# What is the best brand of Megaminx???



## andrewki (Oct 18, 2010)

Hi Guys.

I just wanted to ask what is the best brand of Megaminx out at the moment.

Thanks Guys


----------



## Olji (Oct 18, 2010)

I think it's the Meffert's megaminx...


----------



## Alcuber (Oct 18, 2010)

Mf8 V2 but if you have $30 you could get the Mefferts


----------



## GIULIANO0419 (Oct 18, 2010)

moded mf8 type 1


----------



## TK 421 (Oct 18, 2010)

Hungarian Supernova Early Edition w/Painted color. White Plastic.


----------



## TK 421 (Oct 20, 2010)

Wait, isnt the China-minx a clone of the hungarian supernova?

Please clarify, because they look the same to me...


----------



## TK 421 (Oct 20, 2010)

Wait, isnt the China-minx a clone of the hungarian supernova?

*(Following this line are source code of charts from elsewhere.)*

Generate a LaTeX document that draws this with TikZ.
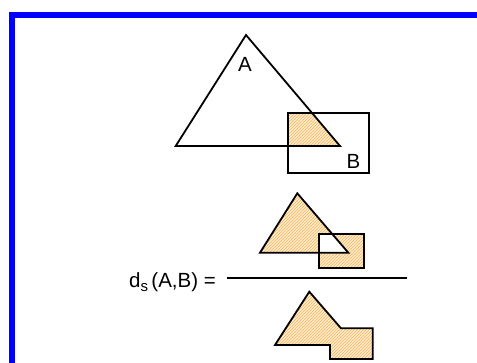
\documentclass[tikz,border=0pt]{standalone}
\usepackage{fontspec}
\setmainfont{Liberation Sans}
\usepackage{xcolor}
\usetikzlibrary{patterns}
\definecolor{FrameBlue}{RGB}{0,0,255}
\definecolor{HatchOr}{RGB}{245,180,90}
\definecolor{HatchBg}{RGB}{255,236,205}
\tikzset{
  outl/.style={draw=black,line width=1.8pt,line join=miter},
  hatch/.style={preaction={fill=HatchBg},pattern=north east lines,pattern color=HatchOr},
  lbl/.style={font=\fontsize{20.5}{24}\selectfont,inner sep=0pt},
}
\newcommand{\subs}[1]{\raisebox{-4pt}{\fontsize{15}{17}\selectfont #1}}

\begin{document}
\begin{tikzpicture}[x=1pt,y=-1pt]
  \useasboundingbox (0,0) rectangle (477,363);
  % frame
  \fill[FrameBlue] (9,12) rectangle (477,18);
  \fill[FrameBlue] (9,12) rectangle (15,363);
  % A and B
  \fill[hatch] (287.7,112.7) -- (311.8,112.7) -- (340,146) -- (287.7,146) -- cycle;
  \draw[outl] (246,35) -- (340,146) -- (175.7,146) -- cycle;
  \draw[outl] (287.7,112.7) rectangle (369,173.3);
  \node[lbl,anchor=base] (labA) at (245,72) {A};
  \node[lbl,anchor=base] (labB) at (353.5,169) {B};
  % numerator
  \fill[hatch] (297.3,193.3) -- (348.3,252.7) -- (260,252.7) -- cycle;
  \fill[hatch] (319.3,234) rectangle (364.3,268.3);
  \fill[white] (319.3,234) -- (332.2,234) -- (348.3,252.7) -- (319.3,252.7) -- cycle;
  \draw[outl] (297.3,193.3) -- (348.3,252.7) -- (260,252.7) -- cycle;
  \draw[outl] (319.3,234) rectangle (364.3,268.3);
  % fraction
  \node[lbl,anchor=base east] (ds) at (216,288) {d\subs{s}\,(A,B) =};
  \draw[line width=1.8pt] (226.7,277.7) coordinate (fl) -- (407.3,277.7) coordinate (fr);
  % denominator
  \draw[outl,hatch] (309.3,291.7) -- (341,328.3) -- (372.7,328.3) -- (372.7,359)
    -- (330,359) -- (330,345) -- (275,345) -- cycle;
\end{tikzpicture}
\end{document}
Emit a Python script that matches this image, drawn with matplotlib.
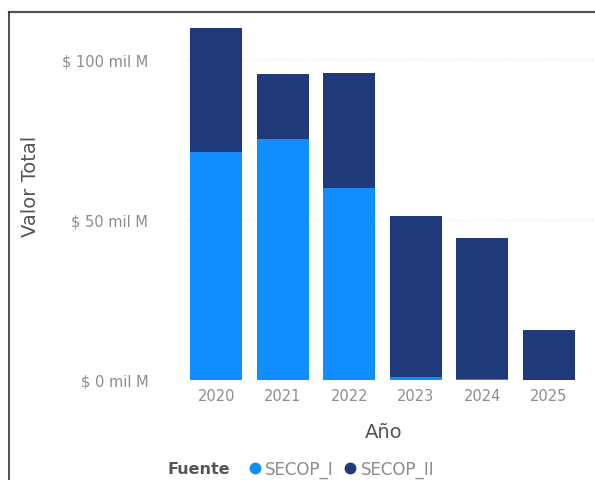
import numpy as np
import matplotlib
matplotlib.use('Agg')
import matplotlib.pyplot as plt
from matplotlib.lines import Line2D

plt.rcParams['font.family'] = ['DejaVu Sans']

years = ['2020', '2021', '2022', '2023', '2024', '2025']
secop_i = [71.0, 75.1, 59.8, 1.0, 0.3, 0.0]
secop_ii = [38.7, 20.2, 35.8, 50.1, 43.9, 15.6]
yticks = [0, 50, 100]
ytick_labels = ['$ 0 mil M', '$ 50 mil M', '$ 100 mil M']
series_names = ['SECOP_I', 'SECOP_II']

c_i = '#118dff'
c_ii = '#1f3a7a'

fig = plt.figure(figsize=(5.95, 4.81), dpi=100)
# plot area: left 183px, right edge of figure, bottom 381px, top ~21px
ax = fig.add_axes([183 / 595, 1 - 381 / 481, 412 / 595, 359.5 / 481])

x = np.arange(len(years))
ax.bar(x, secop_i, width=0.78, color=c_i, zorder=3)
ax.bar(x, secop_ii, width=0.78, bottom=secop_i, color=c_ii, zorder=3)

ax.set_xlim(-0.5, 5.696)
ax.set_ylim(0, 112)
ax.set_yticks(yticks)
ax.set_yticklabels(ytick_labels)
ax.set_xticks(x)
ax.set_xticklabels(years)
ax.tick_params(axis='y', length=0, pad=25, labelsize=10.5, labelcolor='#8c8c8c')
ax.tick_params(axis='x', length=0, pad=6, labelsize=10.5, labelcolor='#8c8c8c')
ax.yaxis.grid(True, color='#ececec', linestyle=':', linewidth=1, zorder=0)
for s in ax.spines.values():
    s.set_visible(False)

ax.set_xlabel('Año', fontsize=14, color='#555555')
ax.xaxis.set_label_coords(0.488, -0.1446)
ax.xaxis.label.set_va('center')
ax.set_ylabel('Valor Total', fontsize=14, color='#555555')
ax.yaxis.set_label_coords(-0.369, 0.5424)
ax.yaxis.label.set_va('center')

# legend
fig.text(230 / 595, 1 - 470 / 481, 'Fuente', ha='right', va='center',
         fontsize=11.5, fontweight='bold', color='#555555')
handles = [Line2D([], [], marker='o', linestyle='none', color=c, markersize=7.5)
           for c in (c_i, c_ii)]
leg = fig.legend(handles, series_names, ncol=2, frameon=False,
                 loc='center left', bbox_to_anchor=(250 / 595, 1 - 470 / 481),
                 borderpad=0, borderaxespad=0,
                 handlelength=0.6, handletextpad=0.3, columnspacing=0.7, fontsize=12)
for t in leg.get_texts():
    t.set_color('#8c8c8c')

# frame lines at top and left
fig.add_artist(Line2D([9 / 595, 1], [1 - 12.5 / 481, 1 - 12.5 / 481], color='#555555', lw=1.6))
fig.add_artist(Line2D([9 / 595, 9 / 595], [0, 1 - 12.5 / 481], color='#333333', lw=1.2))

fig.savefig('out.png', dpi=100)
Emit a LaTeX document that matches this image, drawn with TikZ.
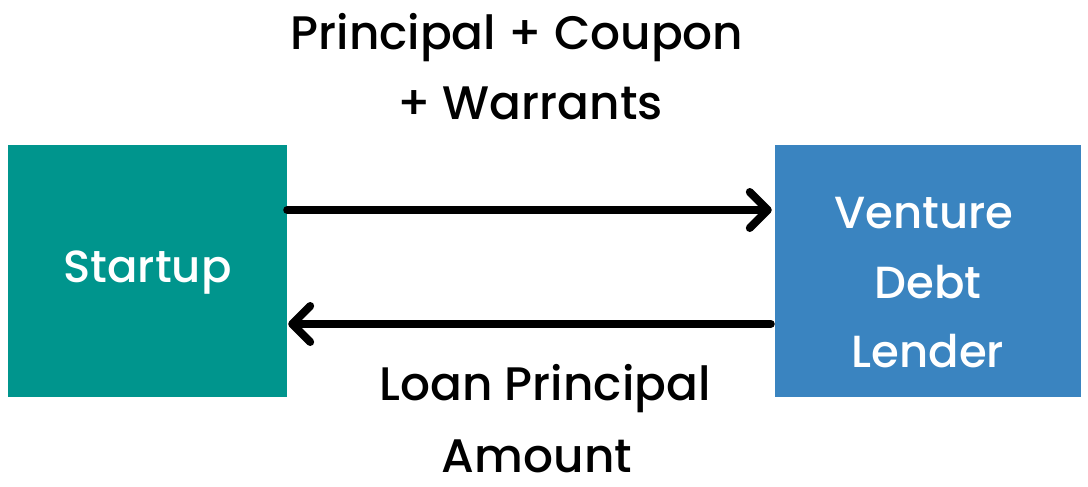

Please clarify, because they look the same to me...


----------



## Mikon (Oct 20, 2010)

Sometime ago there was a bunch of people that bought the old molds of the original Hungarian Supernova, and they made some pieces to sell on ebay. Actually one (and I think he's the only one) seller appeared on the twistypuzzle foruns and sold it to some members. But the thing is: it was too expensive to mass produce it, so they just gave up on selling than.
There's some videos on youtube, and I think blizzardkb made a video comparison with the hungarian Supernova with the chinaminx.


----------



## KboyForeverB (Oct 20, 2010)

im guessing mefferts, i have an mf8 v1, its alright, i've felt a mefferts and its REALLY smooth, but i dont know why but the particular one i had popped quite a bit, mf8 v1 pops quite a lot, but modded is awesome. v2 doesn't pop AT ALL, but i think the corner cutting isn't as good. In conclusion, I think try a fairly tight mefferts megaminx and lube it, if that doesn't work for ya, then just loosen it and turn softly, no WAY TOO much or else it will bind and pop (but usually doesn't)


----------



## RCTACameron (Oct 20, 2010)

The Meffert's Megaminx you felt (mine) was very loose. Although it is smooth, it locks up terribly, and seems to overshoot.


----------